Now as a wise man — quite possibly Yogi Berra — once said: Be as critical as you want, as long as you’re fair. Maybe it’s not entirely fair to dismiss Selig’s folly — um, investigation — out of hand without considering the benefits it might bring baseball.

We’ll start with this: Perhaps information gathered in this investigation will provide clarity to Hall of Fame voters in coming years.

That voting is never easy. It is about to become infinitely more complicated, starting next December when Mark McGwire, his 583 career home runs and his aversion to yesteryear hit the ballot. He’s a lock if you go by the math. But voters like to tell you it’s about more than math.

In McGwire’s case, it’s how a voter feels about steroids and the likelihood that McGwire used them to enhance his already prodigious physical gifts. As we speak, that’s something of a judgment call.
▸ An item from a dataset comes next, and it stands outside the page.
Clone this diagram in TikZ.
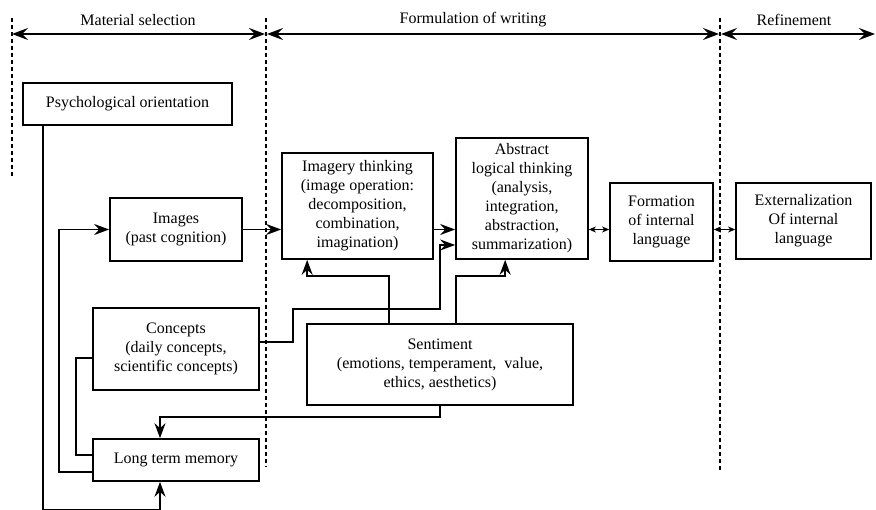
\documentclass[tikz,border=0pt]{standalone}
\usepackage{fontspec}
\setmainfont{Liberation Serif}
\newfontfamily\diagfont{Liberation Serif}
\usetikzlibrary{arrows.meta}

\begin{document}
\begin{tikzpicture}[x=1pt,y=-1pt,
  box/.style={draw, line width=1.7pt, align=center, inner sep=0pt,
              font=\diagfont\fontsize{16}{19}\selectfont},
  lbl/.style={inner sep=0pt, font=\diagfont\fontsize{16}{19}\selectfont},
  conn/.style={line width=1.7pt},
  tip/.style={-{Stealth[length=15pt,width=11pt,inset=5pt]}},
  bitip/.style={{Stealth[length=7pt,width=6pt,inset=2pt]}-{Stealth[length=7pt,width=6pt,inset=2pt]}},
  spanarrow/.style={line width=1.7pt,
              {Stealth[length=16pt,width=12pt,inset=6pt]}-{Stealth[length=16pt,width=12pt,inset=6pt]}},
  divider/.style={line width=1.4pt, dash pattern=on 4pt off 3pt}
]
\useasboundingbox (0,0) rectangle (876,510);

% phase dividers
\coordinate (d1t) at (12,18);  \coordinate (d1b) at (12,176);
\coordinate (d2t) at (266,18); \coordinate (d2b) at (266,467);
\coordinate (d3t) at (720,18); \coordinate (d3b) at (720,470);
\draw[divider] (d1t) -- (d1b);
\draw[divider] (d2t) -- (d2b);
\draw[divider] (d3t) -- (d3b);

% phase spans
\coordinate (s1a) at (12,34);  \coordinate (s1b) at (265,34);
\coordinate (s2a) at (267,34); \coordinate (s2b) at (719,34);
\coordinate (s3a) at (721,34); \coordinate (s3b) at (875,34);
\draw[spanarrow] (s1a) -- (s1b);
\draw[spanarrow] (s2a) -- (s2b);
\draw[spanarrow] (s3a) -- (s3b);
\node[lbl] (ph1) at (138,20) {Material selection};
\node[lbl] (ph2) at (473,20) {Formulation of writing};
\node[lbl] (ph3) at (794,20) {Refinement};

% boxes
\node[box, minimum width=209pt, minimum height=42pt] (psy) at (127.5,104) {Psychological orientation};
\node[box, minimum width=132pt, minimum height=63pt] (img) at (176,229.5) {Images\\(past cognition)};
\node[box, minimum width=151pt, minimum height=106pt] (imt) at (357.5,206) {Imagery thinking\\(image operation:\\decomposition,\\combination,\\imagination)};
\node[box, minimum width=132pt, minimum height=121pt] (abs) at (522,198.5) {Abstract\\logical thinking\\(analysis,\\integration,\\abstraction,\\summarization)};
\node[box, minimum width=103pt, minimum height=78pt] (form) at (661.5,222) {Formation\\of internal\\language};
\node[box, minimum width=135pt, minimum height=76pt] (ext) at (803.5,221) {Externalization\\Of internal\\language};
\node[box, minimum width=166pt, minimum height=82pt] (con) at (176,349) {Concepts\\(daily concepts,\\scientific concepts)};
\node[box, minimum width=266pt, minimum height=81pt] (sen) at (440,364.5) {Sentiment\\(emotions, temperament, \ value,\\ethics, aesthetics)};
\node[box, minimum width=166pt, minimum height=42pt] (ltm) at (176,460) {Long term memory};

% connectors
\draw[conn, tip] ([xshift=21pt]psy.south west) -- ++(0,384) -| ([xshift=-16pt]ltm.south);
\draw[conn, tip] ([yshift=-12pt]ltm.west) -- ++(-33,0) |- (img.west);
\draw[conn] ([yshift=-9pt]con.west) -- ++(-16,0) |- ([yshift=5pt]ltm.west);
\draw[conn, tip] (img.east) -- (imt.west |- img.east);
\draw[conn, tip] (imt.east |- img.east) -- (abs.west |- img.east);
\draw[conn, tip] ([yshift=7pt]con.east) -- ++(33,0) |- (440,309) |- ([yshift=-46.5pt]abs.west);
\draw[conn, tip] ([xshift=83pt]sen.north west) -- ++(0,-47) -| ([xshift=26pt]imt.south west);
\draw[conn, tip] ([xshift=150pt]sen.north west) -- ++(0,-47) -| ([xshift=50pt]abs.south west);
\draw[conn, tip] (sen.south) -- ++(0,11) -| ([xshift=-16pt]ltm.north);
\draw[conn, bitip] (abs.east |- img.east) -- (form.west |- img.east);
\draw[conn, bitip] (form.east |- img.east) -- (ext.west |- img.east);
\end{tikzpicture}
\end{document}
It’s not just McGwire. Jose Canseco will be on the next ballot as well. (Don’t laugh — Johnny Mize, Ralph Kiner, Duke Snider and Orlando Cepeda all got in with fewer homers and RBI than Canseco). And while Canseco spilled prodigiously in the book he released last spring, there’s always the chance he’s still hiding something which, if brought to light, might affect his candidacy.

Rafael Palmeiro and Sammy Sosa come due after the 2010 season. The ballots between ‘06 and ‘10 (and those beyond) will be sprinkled with players whose statistics can (and perhaps ought to) be viewed with one eyebrow arched.

If the George Mitchell-led investigation turns up dirt on (hypothetically speaking) Brady Anderson, that might help bring the 2007 ballot into clearer focus. If, on the other hand, Mitchell, despite heroic efforts, can find nothing on (hypothetically) Andy Abad, that might clear a voter’s mind as he peruses the ballot in 2009.

(And it would not in any way have anything to do with the fact that Abad concluded his career with the Boston Red Sox, the team for which Mitchell currently serves as a director. It wouldn’t, it wouldn’t, it wouldn’t — Selig has promised us this.)